Beasts of No Nation, le premier film produit par Netflix, est bien plus qu’un film de guerre

Hier j’ai vu le premier film de l’histoire du cinéma entièrement produit par un service de vidéo streaming payant, le géant américain Netflix. Et le moins que je puisse dire est que j’ai pris une belle baffe en visionnant ce film de guerre, Beasts Of No Nation, un film de guerre vraiment pas comme les autres. Réalisé par le génie de la première saison de True Detective, Cary Joji Fukunaga, le film nous plonge dans la violence crue et injuste d’un conflit civil en Afrique.

Beasts Of No Nation centre son histoire sur un enfant nommé Agu, qui se retrouve pris dans un déferlement de violence; le quotidien de certains d’Afrique tout simplement, et le quotidien d’un enfant devenu orphelin et qui intègre malgré lui les rangs d’une milice pour devenir cette Bête apatride. Il ne s’agit pas d’un film d’histoire, où la narration s’évertuerait à expliquer le pourquoi du comment d’un tel conflit. Non, ici le film parle de ces enfants, de leurs plongées soudaines et cruelles dans un univers de terreur, bien loin de leurs sages jeux de rues.

De la naissance des enfants soldats

Une décision majeure et fondamentale du film est de ne prendre place dans aucun des conflits existants: Beasts Of No Nation parle de toute l’Afrique et plus encore, de tous ces pays dont la violence s’inscrit comme culture. Ici le film ne cible aucun pays en particulier, aucune religion n’est visée, aucune idéologie n’est mise en avant pour justifier la cause et les actes des milices armées. Adapté d’une nouvelle parue en 2005, les « connaisseurs » pourraient s’échiner à trouver des ressemblances avec le cas du Nigéria, pays d’origine de l’écrivain, avec Boko Haram ou que sais-je encore, mais il me semble que le but du film n’est pas celui-là.

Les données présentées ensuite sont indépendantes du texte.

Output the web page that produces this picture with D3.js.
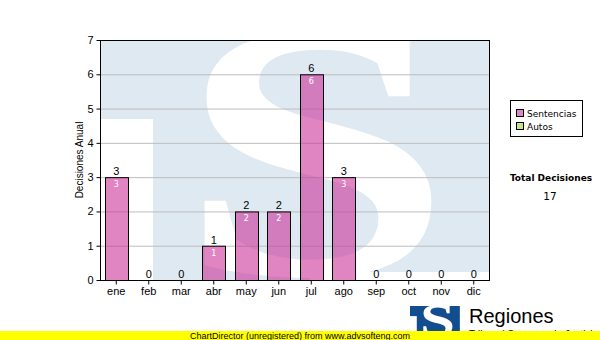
<!DOCTYPE html>
<html><head><meta charset="utf-8">
<script src="https://cdn.jsdelivr.net/npm/d3@7"></script>
<style>body{margin:0;background:#fff}svg{display:block}</style>
</head><body>
<svg id="c" width="600" height="340"></svg>
<script>
const months = ["ene","feb","mar","abr","may","jun","jul","ago","sep","oct","nov","dic"];
const sentencias = [3,0,0,1,2,2,6,3,0,0,0,0];
const autos = [0,0,0,0,0,0,0,0,0,0,0,0];
const yTicks = [0,1,2,3,4,5,6,7];
const seriesNames = ["Sentencias","Autos"];
const seriesColors = ["#cc3399","#c8e08a"];

const svg = d3.select("#c");
const W = 600, H = 340;
const m = {l:100, t:40, r:490, b:280};

const x = d3.scaleBand().domain(months).range([m.l, m.r]);
const y = d3.scaleLinear().domain([0,7]).range([m.b, m.t]);

// glyph fitting helper
const cv = document.createElement("canvas").getContext("2d");
function fitS(g, box, color){
  const fs = 200, font = "bold " + fs + "px 'Liberation Serif'";
  cv.font = font;
  const mt = cv.measureText("S");
  const xmin = -mt.actualBoundingBoxLeft, xmax = mt.actualBoundingBoxRight;
  const ymin = -mt.actualBoundingBoxAscent, ymax = mt.actualBoundingBoxDescent;
  const sx = (box.x1-box.x0)/(xmax-xmin), sy = (box.y1-box.y0)/(ymax-ymin);
  g.append("text").attr("x",0).attr("y",0)
    .attr("font-family","Liberation Serif").attr("font-weight","bold").attr("font-size",fs)
    .attr("fill",color)
    .attr("transform",`translate(${box.x0 - xmin*sx},${box.y0 - ymin*sy}) scale(${sx},${sy})`)
    .text("S");
}
function logo(parent, ox, oy, s, blue, bg, clipId){
  // logo drawn in a 390x240 unit box
  const defs = svg.append("defs");
  defs.append("clipPath").attr("id",clipId).append("rect")
    .attr("x",ox).attr("y",oy).attr("width",390*s).attr("height",240*s);
  const g = parent.append("g").attr("clip-path",`url(#${clipId})`);
  const inner = g.append("g").attr("transform",`translate(${ox},${oy}) scale(${s})`);
  inner.append("rect").attr("x",0).attr("y",0).attr("width",390).attr("height",240).attr("fill",blue);
  inner.append("rect").attr("x",0).attr("y",79).attr("width",53).attr("height",170).attr("fill",bg);
  inner.append("rect").attr("x",210).attr("y",232).attr("width",190).attr("height",20).attr("fill",bg);
  fitS(inner, {x0:103, x1:332, y0:-8, y1:238}, bg);
}

// watermark
logo(svg, m.l, m.t, 1, "#dfe9f2", "#ffffff", "wmclip");

// gridlines
svg.append("g").selectAll("line").data(yTicks.filter(d=>d>0 && d<7)).join("line")
  .attr("x1",m.l).attr("x2",m.r).attr("y1",d=>y(d)+0.5).attr("y2",d=>y(d)+0.5)
  .attr("stroke","#bdbdbd").attr("stroke-width",1);

// stacked bars
const rows = months.map((mo,i)=>({m:mo, s:sentencias[i], a:autos[i]}));
const stack = d3.stack().keys(["s","a"])(rows);
const bw = 23;
stack.forEach((layer,li)=>{
  svg.append("g").selectAll("rect").data(layer.filter(d=>d[1]-d[0]>0)).join("rect")
    .attr("x",d=>Math.round(x(d.data.m)+x.bandwidth()/2-bw/2)+0.5)
    .attr("y",d=>y(d[1])+0.5)
    .attr("width",bw)
    .attr("height",d=>y(d[0])-y(d[1]))
    .attr("fill",seriesColors[li]).attr("fill-opacity",0.6)
    .attr("stroke","#000").attr("stroke-width",1);
  svg.append("g").selectAll("text").data(layer.filter(d=>d[1]-d[0]>0)).join("text")
    .attr("x",d=>x(d.data.m)+x.bandwidth()/2)
    .attr("y",d=>y(d[1])+10)
    .attr("text-anchor","middle").attr("font-family","DejaVu Sans").attr("font-size",8)
    .attr("fill","#fff").text(d=>d[1]-d[0]);
});
// total labels
svg.append("g").selectAll("text").data(rows).join("text")
  .attr("x",d=>x(d.m)+x.bandwidth()/2)
  .attr("y",d=>y(d.s+d.a)-2)
  .attr("text-anchor","middle").attr("font-family","Liberation Sans").attr("font-size",11)
  .attr("fill","#000").text(d=>d.s+d.a);

// plot border
svg.append("rect").attr("x",m.l+0.5).attr("y",m.t+0.5).attr("width",m.r-m.l-1).attr("height",m.b-m.t)
  .attr("fill","none").attr("stroke","#000");

// axes
const yAxis = svg.append("g").attr("transform",`translate(${m.l+0.5},0)`)
  .call(d3.axisLeft(y).tickValues(yTicks).tickFormat(d3.format("d")).tickSize(4).tickPadding(3));
yAxis.select(".domain").remove();
yAxis.selectAll("text").attr("font-family","Liberation Sans").attr("font-size",11).attr("fill","#000");
const xAxis = svg.append("g").attr("transform",`translate(0,${m.b+0.5})`)
  .call(d3.axisBottom(x).tickSize(4).tickPadding(3));
xAxis.select(".domain").remove();
xAxis.selectAll("text").attr("font-family","Liberation Sans").attr("font-size",11).attr("fill","#000");

// y title
svg.append("text").attr("transform","translate(83,160) rotate(-90)")
  .attr("text-anchor","middle").attr("font-family","Liberation Sans").attr("font-size",10)
  .text("Decisiones Anual");

// legend
svg.append("rect").attr("x",510.5).attr("y",100.5).attr("width",72).attr("height",36)
  .attr("fill","#fff").attr("stroke","#000");
const lg = svg.append("g").selectAll("g").data(seriesNames).join("g")
  .attr("transform",(d,i)=>`translate(516,${109+i*13})`);
lg.append("rect").attr("x",0.5).attr("y",0.5).attr("width",7).attr("height",7)
  .attr("fill",(d,i)=>i===0?"#dd88c4":seriesColors[1]).attr("stroke","#000");
lg.append("text").attr("x",11).attr("y",8).attr("font-family","DejaVu Sans").attr("font-size",9).text(d=>d);

// totals
const total = d3.sum(sentencias)+d3.sum(autos);
svg.append("text").attr("x",551).attr("y",181).attr("text-anchor","middle")
  .attr("font-family","DejaVu Sans").attr("font-weight","bold").attr("font-size",9).text("Total Decisiones");
svg.append("text").attr("x",550).attr("y",200).attr("text-anchor","middle")
  .attr("font-family","DejaVu Sans").attr("font-size",10.5).text(total);

// bottom logo
logo(svg, 410, 306, 0.128, "#124d8f", "#ffffff", "lgclip");
svg.append("text").attr("x",469).attr("y",323).attr("font-family","Liberation Sans").attr("font-size",20)
  .text("Regiones");
svg.append("text").attr("x",469).attr("y",338).attr("font-family","Liberation Sans").attr("font-size",10)
  .text("Tribunal Supremo de Justicia");

// yellow bar
svg.append("rect").attr("x",0).attr("y",331).attr("width",W).attr("height",9).attr("fill","#ffff00");
svg.append("text").attr("x",300).attr("y",339).attr("text-anchor","middle")
  .attr("font-family","Liberation Sans").attr("font-size",9)
  .text("ChartDirector (unregistered) from www.advsofteng.com");
</script>
</body></html>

D’ailleurs la réalisation de Fukunaga ne se focalise pas sur les détails en général, l’attaque du village d’Agu au début du film laisse planer de nombreuses questions, le spectateur attendant des réponses pour ces exactions. L’intérêt est ailleurs: montrer la désintégration totale de l’environnement social, familial d’un enfant et sa « reconversion » en machine de guerre, montrer aussi avec quelle facilité les seigneurs de guerre africains orchestrent ces massacres pour mieux embaucher de nouveaux enfants soldats par la suite.

Le seigneur de guerre, ce père de substitution

Vient alors la figure ô combien charismatique d’Idris Elba (The Wire, Luther, Thor) qui illumine le film malgré un personnage sombre et imposant. Surnommé le Commandant, il est le chef de la milice ayant capturée Agu, un seigneur de guerre que le réalisateur a choisi de dévoiler, de faire tomber de son piédestal, en ôtant le masque de la simple virilité militaire. La personnalité de celui que l’on peut considérer comme un dictateur est alors plus troublante: le Commandant est un homme abîmé par les épreuves, dépressif et frustré comme en témoigne sa consommation de stupéfiant et ses demandes répétées aux enfants pour obtenir des faveurs sexuelles. Malgré le portrait peu flatteur, le Commandant devient peu à peu le père que ses enfants n’ont plus, la figure de l’autorité désormais manquante. Il est celui qui les guide, pour le meilleur et surtout pour le pire.

La jeunesse africaine sacrifiée est bien sûr au centre de l’échiquier Beasts Of No Nation, et le plus terrifiant pour le spectateur est de voir la facilité avec laquelle les petits soldats se débarrassent de leur condition d’enfants pour devenir une troupe d’assassins sans loi, ni honneur. Les scènes de combats viennent brutalement déchirer le calme relatif de la jungle, et les jeunes « fauves » lâchés massacrent les populations, menés par une seule motivation, celle de faire ce que les circonstances demandent, ni plus ni moins. Hier j’ai vu Beasts Of No nation et je vous le recommande vivement.